Chapter 5. Event-driven programming vs. multi-threaded programming

One of the tasks of event-driven programming is to avoid blocking situations, another is to schedule the processor activities. Another approach to achieve these goals is multi-threaded programming.

The fundamental difference between both approaches is that in the case of event-driven programming the application controls itself, while in the case of multi-threaded programming additional features of the operating system are applied. The latter seems to have major advantages, for example blocking is impossible at all (if one thread blocks, the other threads may continue running), and scheduling is one of the native tasks of an operating system.

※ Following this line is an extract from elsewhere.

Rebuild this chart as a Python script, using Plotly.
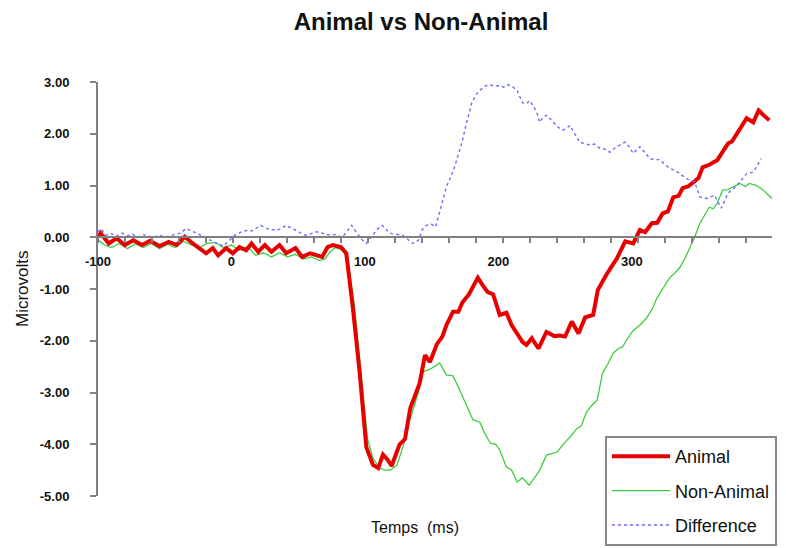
import plotly.graph_objects as go

title_text = "Animal vs Non-Animal"
x_title = "Temps\u00a0 (ms)"
y_title = "Microvolts"

y_tick_vals = [-5, -4, -3, -2, -1, 0, 1, 2, 3]
y_tick_text = ["-5.00", "-4.00", "-3.00", "-2.00", "-1.00", "0.00", "1.00", "2.00", "3.00"]
x_tick_vals = [-100, 0, 100, 200, 300]
x_tick_text = ["-100", "0", "100", "200", "300"]

# (time ms, microvolts)
animal = [(-100, 0.0), (-98, 0.08), (-92, -0.12), (-86, -0.02), (-80, -0.15), (-73.5, -0.06), (-67, -0.15),
          (-61, -0.07), (-54, -0.17), (-47, -0.09), (-41, -0.15), (-35, 0.01), (-29, -0.12), (-24, -0.22),
          (-19, -0.31), (-14, -0.21), (-10, -0.35), (-4, -0.21), (1, -0.31), (6, -0.19), (11, -0.25),
          (15, -0.12), (20, -0.28), (25, -0.15), (30, -0.28), (36, -0.15), (41, -0.31), (48, -0.21),
          (53, -0.38), (59, -0.31), (64, -0.35), (68, -0.38), (72, -0.19), (76, -0.15), (82, -0.19),
          (86, -0.31), (91, -1.37), (96, -2.6), (101, -4.05), (106, -4.4), (110, -4.46), (113.5, -4.2),
          (117, -4.3), (120, -4.42), (126, -4.0), (130, -3.9), (134, -3.3), (141, -2.82), (145, -2.28),
          (148.7, -2.41), (154, -2.06), (158, -1.92), (161, -1.7), (166, -1.44), (170, -1.44), (173, -1.26),
          (178, -1.1), (184.6, -0.78), (188, -0.92), (192, -1.06), (196, -1.1), (201, -1.5), (206, -1.46),
          (210, -1.7), (214, -1.86), (218, -2.02), (221, -2.08), (225, -1.95), (230, -2.15), (236, -1.83),
          (242, -1.91), (246, -1.9), (250, -1.92), (255, -1.63), (260, -1.86), (265, -1.55), (271, -1.5),
          (274.5, -1.02), (281, -0.72), (286, -0.5), (289, -0.4), (295, -0.08), (301, -0.12), (306, 0.14),
          (310, 0.1), (315, 0.27), (319, 0.28), (323, 0.46), (327, 0.5), (331, 0.77), (335, 0.8),
          (338, 0.95), (342, 0.98), (346, 1.06), (350, 1.15), (353, 1.35), (358, 1.4), (364, 1.49),
          (368, 1.65), (372, 1.81), (375, 1.85), (378.6, 2.0), (382, 2.15), (386, 2.3), (391, 2.22),
          (395, 2.45), (399, 2.35), (403, 2.26)]

non_animal = [(-100, -0.05), (-95, -0.15), (-90, -0.2), (-84, -0.12), (-78, -0.22), (-72, -0.13), (-66, -0.2),
              (-60, -0.12), (-54, -0.22), (-48, -0.14), (-42, -0.2), (-36, -0.08), (-30, -0.15), (-24, -0.2),
              (-18, -0.12), (-12, -0.1), (-6, -0.2), (0, -0.15), (6, -0.25), (12, -0.18), (18, -0.35),
              (24, -0.3), (30, -0.38), (36, -0.3), (42, -0.38), (48, -0.33), (54, -0.42), (60, -0.38),
              (66, -0.45), (70, -0.42), (74, -0.28), (78, -0.2), (83, -0.25), (87, -0.4), (92, -1.3),
              (97, -2.6), (102, -3.9), (106, -4.27), (111, -4.46), (115, -4.5), (119, -4.5), (124, -4.4),
              (128.5, -4.05), (134, -3.5), (140, -3.0), (143.5, -2.6), (148.7, -2.55), (152, -2.5),
              (156, -2.43), (161, -2.66), (166, -2.68), (171, -2.95), (176, -3.24), (181, -3.53),
              (186, -3.57), (190, -3.8), (194, -3.98), (198, -4.0), (201, -4.11), (206, -4.44), (210, -4.5),
              (214, -4.73), (218, -4.65), (223, -4.79), (227, -4.65), (231, -4.5), (236, -4.21), (240, -4.18),
              (244, -4.15), (250, -3.96), (254, -3.85), (259, -3.69), (262, -3.65), (266, -3.38), (270, -3.25),
              (274, -3.15), (278, -2.63), (282, -2.45), (286, -2.24), (290, -2.15), (293, -2.12), (296, -1.99),
              (301, -1.8), (306, -1.7), (311, -1.56), (315, -1.4), (318.7, -1.18), (323, -1.0), (328.7, -0.77),
              (332, -0.7), (336, -0.58), (340, -0.4), (343.6, -0.19), (347, 0.0), (351, 0.27), (355, 0.45),
              (358, 0.58), (361, 0.55), (364, 0.66), (368, 0.91), (372, 0.92), (375.6, 0.97), (381, 1.04),
              (385, 0.98), (388, 1.04), (393.6, 1.0), (398, 0.92), (405, 0.75)]

difference = [(-100, 0.1), (-98, 0.17), (-94, 0.04), (-90, 0.07), (-86, 0.02), (-82, 0.08), (-78, 0.03),
              (-74, 0.06), (-70, 0.0), (-66, 0.05), (-62, 0.02), (-58, 0.0), (-54, 0.04), (-50, 0.0),
              (-46, 0.03), (-42, 0.05), (-38, 0.08), (-34, 0.17), (-30, 0.13), (-28, 0.1), (-24, 0.05),
              (-19, -0.02), (-15, -0.08), (-11, -0.12), (-6, -0.17), (-1, -0.05), (3, 0.05), (7, 0.1),
              (11, 0.13), (15, 0.12), (19, 0.18), (22, 0.23), (26, 0.17), (30, 0.15), (34, 0.13), (38, 0.18),
              (41, 0.23), (45, 0.17), (49, 0.13), (53, 0.06), (56, 0.04), (60, 0.07), (63, 0.1), (66, 0.1),
              (70, 0.06), (74, 0.04), (78, 0.05), (83, 0.0), (87, 0.12), (90, 0.23), (94, 0.08), (98, -0.05),
              (101, -0.12), (105, 0.02), (109, 0.15), (113, 0.23), (117, 0.12), (120, 0.07), (124, 0.06),
              (128, 0.04), (132, -0.04), (136, -0.12), (140, -0.06), (143, 0.15), (146, 0.23), (150, 0.25),
              (153, 0.2), (155, 0.4), (158, 0.7), (161, 0.97), (164, 1.15), (167, 1.35), (170, 1.6),
              (172.5, 1.81), (176, 2.2), (180, 2.59), (183, 2.75), (186, 2.84), (190, 2.92), (193.6, 2.95),
              (197, 2.92), (201, 2.93), (204, 2.9), (207, 2.95), (211, 2.9), (214, 2.84), (218, 2.6),
              (221, 2.58), (223.6, 2.64), (227, 2.5), (229, 2.39), (231, 2.22), (233, 2.3), (236, 2.36),
              (239, 2.28), (242, 2.2), (245, 2.12), (248, 2.07), (251, 2.1), (253.6, 2.16), (257, 2.0),
              (261, 1.83), (264, 1.82), (268.5, 1.78), (272, 1.8), (276, 1.72), (280, 1.7), (283.5, 1.64),
              (287, 1.72), (291, 1.78), (294.8, 1.84), (298, 1.75), (301, 1.62), (306, 1.75), (310, 1.62),
              (313.6, 1.52), (317, 1.5), (321, 1.5), (325, 1.4), (328.6, 1.33), (333, 1.28), (338, 1.2),
              (342, 1.12), (347, 1.07), (351, 0.78), (356, 0.75), (362, 0.81), (367, 0.56), (372, 0.85),
              (378, 0.98), (382, 1.1), (386, 1.23), (391, 1.26), (394, 1.4), (397, 1.52)]

FONT = "Liberation Sans, Arial, sans-serif"
AXIS_GREY = "#808080"

def xs(series):
    return [p[0] for p in series]

def ys(series):
    return [p[1] for p in series]

fig = go.Figure()
fig.add_trace(go.Scatter(x=xs(non_animal), y=ys(non_animal), mode="lines", name="Non-Animal",
                         line=dict(color="#3fcc3f", width=1.3), legendrank=2, legendgroup="b"))
fig.add_trace(go.Scatter(x=xs(animal), y=ys(animal), mode="lines", name="Animal",
                         line=dict(color="#e80000", width=4), legendrank=1, legendgroup="a"))
fig.add_trace(go.Scatter(x=xs(difference), y=ys(difference), mode="lines", name="Difference",
                         line=dict(color="#6b6bff", width=1.4, dash="dot"), legendrank=3, legendgroup="c"))

fig.update_layout(
    width=786, height=548,
    margin=dict(l=90, r=22, t=74, b=60, autoexpand=False),
    paper_bgcolor="white", plot_bgcolor="white",
    title=dict(text="<b>" + title_text + "</b>", x=413 / 786, xanchor="center", xref="container",
               y=1 - 14 / 548, yanchor="middle", yref="container",
               font=dict(family=FONT, size=24, color="#111")),
    xaxis=dict(range=[-100, 405], anchor="free", position=0.625, showline=True, linecolor=AXIS_GREY,
               linewidth=2, showgrid=False, zeroline=False, tickmode="array", tickvals=x_tick_vals,
               ticktext=x_tick_text, ticks="", ticklabelstandoff=12,
               tickfont=dict(family=FONT, size=13, color="#111", weight="bold"),
               minor=dict(ticks="outside", tickmode="linear", tick0=-100, dtick=20.22, ticklen=5,
                          tickwidth=1.5, tickcolor=AXIS_GREY, showgrid=False)),
    yaxis=dict(range=[-5, 3], showline=True, linecolor=AXIS_GREY, linewidth=2, showgrid=False,
               zeroline=False, tickmode="array", tickvals=y_tick_vals, ticktext=y_tick_text,
               ticks="outside", ticklen=6, tickwidth=1.5, tickcolor=AXIS_GREY, ticklabelstandoff=18,
               tickfont=dict(family=FONT, size=13, color="#111", weight="bold")),
    legend=dict(x=(605 - 98) / 674, y=(496 - 436) / 414, xanchor="left", yanchor="top",
                bgcolor="white", bordercolor="#888888", borderwidth=2, tracegroupgap=8, itemwidth=58,
                font=dict(family=FONT, size=18, color="#111"), entrywidth=240, entrywidthmode="pixels"),
    showlegend=True,
    annotations=[
        dict(text=y_title, xref="paper", yref="paper", x=(22 - 98) / 674, y=0.5, textangle=-90,
             showarrow=False, xanchor="center", yanchor="middle", font=dict(family=FONT, size=17, color="#111")),
        dict(text=x_title, xref="paper", yref="paper", x=(415 - 98) / 674, y=(496 - 527) / 414,
             showarrow=False, xanchor="center", yanchor="middle", font=dict(family=FONT, size=16, color="#111")),
    ],
)

fig.write_html("out.html")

This is not the whole truth. First of all, multi-threaded programming has the disadvantage that every line of the program must follow certain programming guidelines, especially shared storage must be protected by mutexes such that everything is "reentrant". This is not very simple. On the contrary, event-driven programs can be "plugged together" from a set of basic components, and you do not need to know how the components are programmed.

Scheduling: Multi-threaded programs sometimes lead to situations where there are many runnable threads. Despite the capabilities of the operating system, every modern hardware has the restriction that it performs badly if the code to execute is wide-spread over the whole memory. This is mainly caused by limited cache memory. Many operating systems are not well enough designed to efficiently get around this bottleneck.

Furthermore, I think that scheduling controlled by the application that knows best its own requirements cannot be worse than scheduling controlled by the operating system. (But this may be wrong in special situations.)

Avoid blocking: Of course, an event-driven program blocks if it gets into an endless loop. A multi-threaded application does not block in this case, but it wastes CPU time. It is normally not possible to kill single wild-running threads because most programs are not "cancellation-safe" (a very high requirement). In O'Caml, the latter is only possible for the bytecode thread emulation.

Of course, if you must combine some non-blocking I/O with time-consuming computations, the multi-threaded program will block "less" (it becomes only slower) than the event-driven program, which is unavailable for a period of time.

To come to an end, I think that there are many tasks where event-driven programs perform as well as multi-threaded programs, but where the first style has fewer requirements on the quality of the code.

5.1. Combining both styles

Since Equeue 1.2, it is possible to use Equeue in a multi-threaded environment. The fundamental Equeue module is reentrant, and the Unixqueue module even serializes the execution of functions if necessary, such that the same event system may be used from different threads.

One idea is to program a hybrid server in the following way: One thread does all network I/O (using event systems), and the other threads execute the operations the server provides. For example, consider a server doing remote procedures (as most servers do). Such a server receives requests, and every request is responded. When the server starts up, the networking thread begins to wait for requests. When a complete request has been received, a new thread is started performing the requested operation. The network thread continues immediately, normally doing other network I/O. When the operation is over, an artificial event is generated indicating this situation (see below on artificial events). The artificial event carries the result of the operation, and is added to the event system directly from the thread that executed the operation. This thread can now stop working. The network thread receives this artificial event like every other event, and can start sending the result over the network back to the client.

Artificial events are new in Equeue 1.2, too. The idea is to use O'Caml exceptions as dynamically extensible sum type. For example:

exception Result of result_type ;;
add_event esys (Extra (Result r))
The Extra event constructor can carry every exception value.

Caveat. The Extra events are not associated to any group. Every event handler will get them.